Elles ont été éclipsées de l’histoire de l’art. Il a fallu attendre la fin du XIXe siècle pour que les femmes revendiquent une place légitime en tant qu’artistes, au même titre que les hommes. Ces dernières années, elles sont de plus en plus mises à l’honneur dans les musées.

Pour la plupart des Parisiens, le nom “Rosa Bonheur” n’évoque qu’une rue dans le XVe arrondissement ou une guinguette dans le parc des Buttes Chaumont. Peu savent qu’il renvoie, en réalité, à une artiste célébrée en son temps pour ses peintures animalières et ses paysages. Le musée des Beaux-Arts de Bordeaux, sa ville natale, et le musée d’Orsay veulent remédier à cela à travers une grande rétrospective de son œuvre, présentée du 18 mai au 18 septembre dans la cité girondine.

Cette exposition met à l’honneur une peintre hors norme, novatrice et inspirante, qui a fait le choix de rester célibataire et de ne pas avoir d’enfants. Elle s’installe en 1859 dans son château de Thomery, où elle s’entoure de femmes comme la jeune peintre américaine Anna Klumpke, dont elle fera sa légataire universelle à sa mort. Fascinée par les animaux, Rosa Bonheur y crée une grande ménagerie comptant des dizaines d’espèces différentes dont des chiens, des cerfs et des fauves. 
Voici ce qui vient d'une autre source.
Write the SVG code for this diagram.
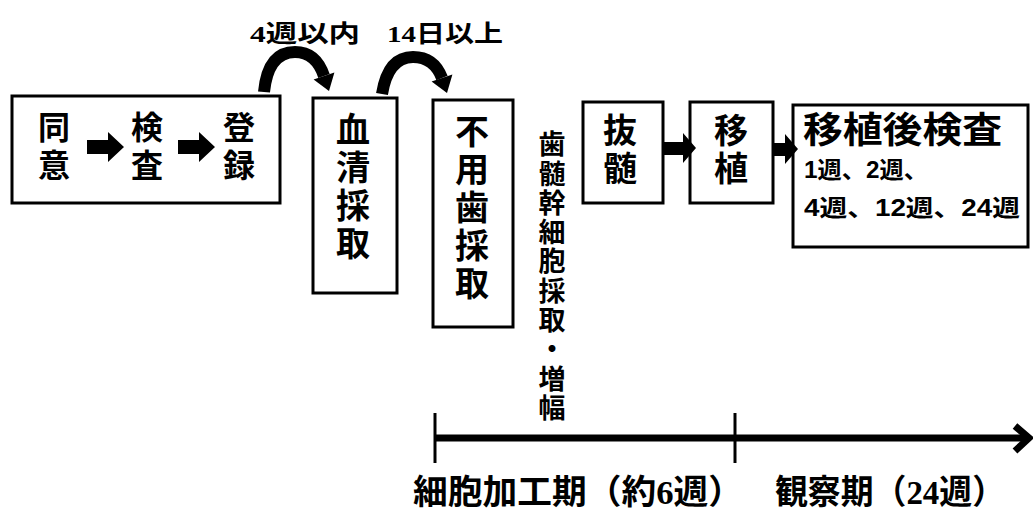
<svg xmlns="http://www.w3.org/2000/svg" width="1033" height="511" viewBox="0 0 1033 511">
<style>
.box{fill:#fff;stroke:#000;stroke-width:3}
.jp{font-family:"Noto Sans CJK JP","Noto Sans",sans-serif;font-weight:bold;fill:#000}
.vt{writing-mode:vertical-rl;text-anchor:middle}
.mx{font-family:"Liberation Serif","Noto Sans CJK JP",serif;font-weight:bold;fill:#000}
.sx{font-family:"Liberation Sans","Noto Sans CJK JP",sans-serif;font-weight:bold;fill:#000}
.arc{fill:none;stroke:#000;stroke-width:12}
.blk{fill:#000}
.tl{stroke:#000;fill:none}
</style>
<rect width="1033" height="511" fill="#fff"/>
<g id="n-consent">
<rect class="box" x="12" y="96" width="268" height="107"/>
<text class="jp vt" x="54" y="149" font-size="32" letter-spacing="6">同意</text>
<text class="jp vt" x="147" y="149" font-size="32" letter-spacing="6">検査</text>
<text class="jp vt" x="239" y="149" font-size="32" letter-spacing="6">登録</text>
</g>
<g id="n-serum">
<rect class="box" x="313" y="98" width="84" height="195"/>
<text class="jp vt" x="353" y="188" font-size="34" letter-spacing="4">血清採取</text>
</g>
<g id="n-tooth">
<rect class="box" x="433" y="100" width="80" height="227"/>
<text class="jp vt" x="472" y="209" font-size="34" letter-spacing="4">不用歯採取</text>
</g>
<g id="n-stemcell">
<text class="jp vt" x="552" y="277" font-size="27" letter-spacing="2.3">歯髄幹細胞採取・増幅</text>
</g>
<g id="n-pulp">
<rect class="box" x="583" y="102" width="80" height="101"/>
<text class="jp vt" x="620" y="151" font-size="34" letter-spacing="4">抜髄</text>
</g>
<g id="n-transplant">
<rect class="box" x="690" y="102" width="83" height="101"/>
<text class="jp vt" x="731" y="151" font-size="34" letter-spacing="4">移植</text>
</g>
<g id="n-post">
<rect class="box" x="793" y="105" width="235" height="142"/>
<text class="jp" x="803" y="143" font-size="36" textLength="199" lengthAdjust="spacingAndGlyphs">移植後検査</text>
<text class="sx" x="804" y="178" font-size="23" textLength="124" lengthAdjust="spacingAndGlyphs">1週、2週、</text>
<text class="sx" x="804" y="216" font-size="23" textLength="216" lengthAdjust="spacingAndGlyphs">4週、12週、24週</text>
</g>
<g id="labels">
<text class="mx" x="250" y="42" font-size="24" textLength="110" lengthAdjust="spacingAndGlyphs">4週以内</text>
<text class="mx" x="387" y="42" font-size="24" textLength="116" lengthAdjust="spacingAndGlyphs">14日以上</text>
<text class="mx" x="413" y="504" font-size="34" textLength="330" lengthAdjust="spacingAndGlyphs">細胞加工期（約6週）</text>
<text class="mx" x="775" y="504" font-size="34" textLength="230" lengthAdjust="spacingAndGlyphs">観察期（24週）</text>
</g>
<g id="connectors">
<path class="arc" d="M264 92 Q268 52 295 52 Q316 52 324 76"/>
<polygon class="blk" points="313.6,79.5 334.4,72.5 329,91"/>
<path class="arc" d="M382 94 Q388 57 413 57 Q434 57 442 78"/>
<polygon class="blk" points="431.6,81.5 452.4,74.5 447,93"/>
<polygon class="blk" points="87,140 108,140 108,132 124,147 108,162 108,154 87,154"/>
<polygon class="blk" points="178,140 199,140 199,132 215,147 199,162 199,154 178,154"/>
<polygon class="blk" points="663,142 683,142 683,133 696,148 683,163 683,155 663,155"/>
<polygon class="blk" points="773,143 785,143 785,134 798,149 785,164 785,156 773,156"/>
<line class="tl" x1="435" y1="438" x2="1027" y2="438" stroke-width="7"/>
<line class="tl" x1="435" y1="413" x2="435" y2="463" stroke-width="3"/>
<line class="tl" x1="735" y1="413" x2="735" y2="463" stroke-width="3"/>
<polyline class="tl" points="1015,426 1029,438 1015,451" stroke-width="7"/>
</g>
</svg>
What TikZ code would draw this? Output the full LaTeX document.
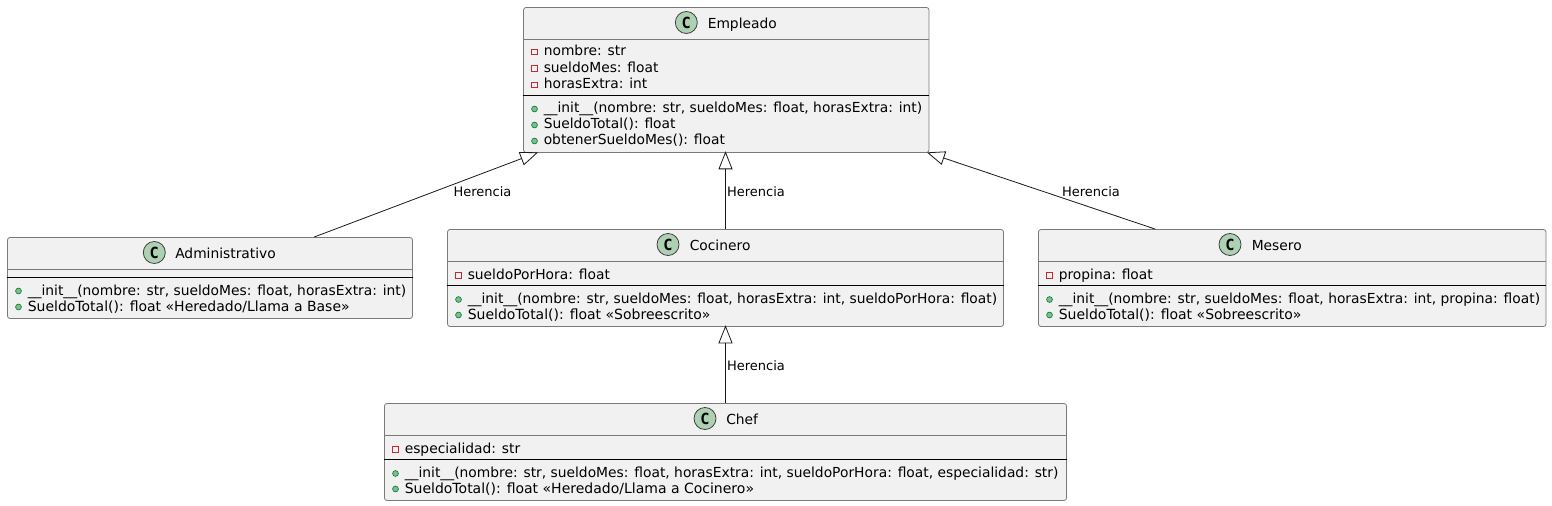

Son œuvre témoigne de son attachement pour la peinture animalière, qui a longtemps été perçue comme un genre mineur. La rétrospective du musée des Beaux-Arts de Bordeaux et du musée d’Orsay propose ainsi aux visiteurs de découvrir des chefs-d’oeuvre illustrant la richesse du monde vivant comme “Roi de la forêt”, “Labourage Nivernais” ou encore “La Foulaison du blé en Camargue”. 

L’exposition se propose de mettre en lumière des aspects peu explorés, voire méconnus, de Rosa Bonheur à travers des objets insolites tels que des peintures sur galets, des sculptures de marrons et des caricatures. Le but : faire (re)découvrir au public une artiste dont l’art et la personnalité font résonner des questions sociétales plus que jamais d’actualité dont la place des femmes dans l’art et la société. “Sa vie et son œuvre sont indissociables. Rosa Bonheur se sentait investie d’une mission qui était de peindre les animaux. Or, pour réaliser cela, elle a dû engager toute sa personne. En tant que femme, pour devenir peintre et vivre de son art, cela impliquait un choix de vie (cela est encore en partie toujours le cas aujourd’hui…) : comme de nombreuses autres artistes femmes de son temps, elle a choisi de ne pas se marier”, a déclaré Leïla Jarbouai, conservatrice en chef au musée d’Orsay dans un communiqué. “Cette image de la femme émancipée était ainsi liée à sa volonté de réaliser sa vocation et son ambition artistiques”.

Éclipsée par Manet, Renoir ou Degas

De l’autre côté de la Manche, la Dulwich Picture Gallery a choisi de rendre hommage à une autre peintre très peu reconnue à côté de ses confrères du mouvement impressionniste. Il s’agit de Berthe Morisot, une contemporaine de Claude Monet, d’Edgar Degas et de Camille Pissarro. C’est la première fois qu’une exposition lui sera consacrée au Royaume-Uni. Au programme : 40 toiles dans lesquelles l’artiste explore plusieurs thématiques de la vie moderne, telles que l’intimité de la vie bourgeoise, le goût des jardins et le travail domestique féminin.  

Le public londonien pourra découvrir, du 4 avril au 10 septembre 2023, quarante toiles de Berthe Morisot. Parmi elles, un autoportrait qu’elle a réalisé en 1885 ou encore “Jeune Fille au Bal”, “Jeune femme de dos à sa toilette” et  “La Psyché ou le miroir”. Toutes témoignent de son goût pour les couleurs claires et pastel, son don pour le dessin et sa liberté de facture, qui ont fait l’admiration de ses collègues impressionnistes. 

Contrairement à eux, elle ne vendra que peu de toiles de son vivant, ce qui explique qu’elle soit aujourd’hui encore peu représentée dans les musées. “C’est fâcheux qu’elles ne soient pas des hommes”, a un jour écrit Édouard Manet, au sujet de Berthe Morisot et de sa sœur, Edma, elle aussi peintre. Cela n’a pas empêché les deux femmes de se risquer, comme d’autres avant elles, sur un terrain alors farouchement réservé aux artistes de sexe masculin. Si le nom de Berthe Morisot a longtemps été éclipsé par ceux de Manet, Renoir, Cézanne ou Degas, l’exposition de la Dulwich Picture Gallery compte bien le réhabiliter pour que l’on se souvienne d’elle comme une star incontestable de l’impressionnisme.